Here, we described a technique for reversing infertility in XXY (Klinefelter) and XYY (Jacob) syndrome mice. We showed that reprogramming of fibroblasts from these mice resulted in elimination of the extra sex chromosome, and that resulting XY cells could be converted by in vitro gametogenesis into functional sperm. Reprogramming could also chromosomally correct cells from Down syndrome mice and patients. The work revealed an unexpected role for reprogramming as a form of chromosome therapy.

In this study we showed that the Dp1Tyb mouse model of DS has locomotor defects, mapped the causative genes to a 25-gene region and identified that Dyrk1a is one of these. Furthermore, we found an unexpected progressive loss of motor neurons in these mice and showed that a similar loss is seen in humans with DS.

Building on our successful biochemical reconstitution of topological cohesin loading onto DNA, we completed the reconstitution of both dynamic loading as well as unloading. We realised that both loading and unloading follow a very similar trajectory through sequential ATPase and kleisin gates, only one of which can be open at any one time. This formed the basis for our unified DNA passage proposal both into and out of the ring.

One of the major surprises of our iCLIP studies was the major role that transposable elements play as hubs for RNP assembly. Here, we uncover multiple roles of LINEs in RNP assembly, and show how this helps to create repressive environment in introns, while also driving the evolution of new tissue-specific exons.

Transcription factors typically activate transcription by recruiting cofactors, but our data in this paper illustrate a new function. We show that the sequence-specific transcription factor Rap1 prevents regulatory elements from initiating transcription in the divergent direction. We define a novel mechanism for providing directionality towards productive transcription, as Rap1 promotes directionality, at least in part, by directly interfering with transcription initiation in the divergent direction. Our study reveals a new important layer of regulation, describing how genomes restrict the accumulation of aberrant transcripts and ensure productive coding gene expression.

In this paper we show that the ability of cells to survive glutamine depletion depends on aspartate metabolism, which is supported by the aspartate/glutamate transporter SLC1A3. The tumor suppressor p53 is shown to induce the expression of SLC1A3, explaining in part how p53 can help cancer cells survive under glutamine starvation.

The generation of CRISPR-Cas9 GEN1 k/o cell lines (supplemented with MUS81 siRNA) allowed us to develop the first model system to analyse the phenotypes of ‘resolvase-deficient’ human cells. We discovered that recombination intermediates persist until anaphase (despite the presence of the BLM-TopoIII-RMI1-RMI2 dissolvasome) where they form ultra-fine bridges (UFBs). These UFBs represent a new class of ultrafine bridges (we termed them HR-UFBs) distinct from replication stress induced UFBs or centromeric UFBs.

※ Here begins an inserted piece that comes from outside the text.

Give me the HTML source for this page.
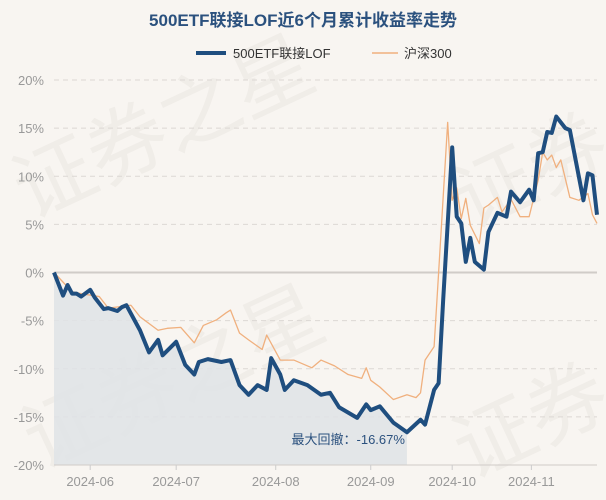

HR-UFBs were targeted and processed by PICH/BLM, leading to the formation of ssDNA bridges that were broken at cytokinesis. Loss of GEN1 and MUS81 activity led to synthetic lethality.

First description of the SMX tri-nuclease that resolves recombination intermediates. Composed of SLX1-SLX4, MUS81-EME1 and XPF-ERCC1, the six-subunit complex was purified following baculovirus expression in insect cells. Characterization of the Holliday junction cleavage reaction revealed that the first incision was introduced by SLX1-SLX4, while the second was mediated by MUS81-EME1. We also found that MUS81-EME1 was activated by interaction with the SLX4 scaffold, ensuring that the second cut occurs in concert with SLX1-SLX4’s initial incision. The formation of SMX and activation of MUS81-EME1 provides a mechanistic basis for restriction of SMX activity to the later stages of the cell cycle.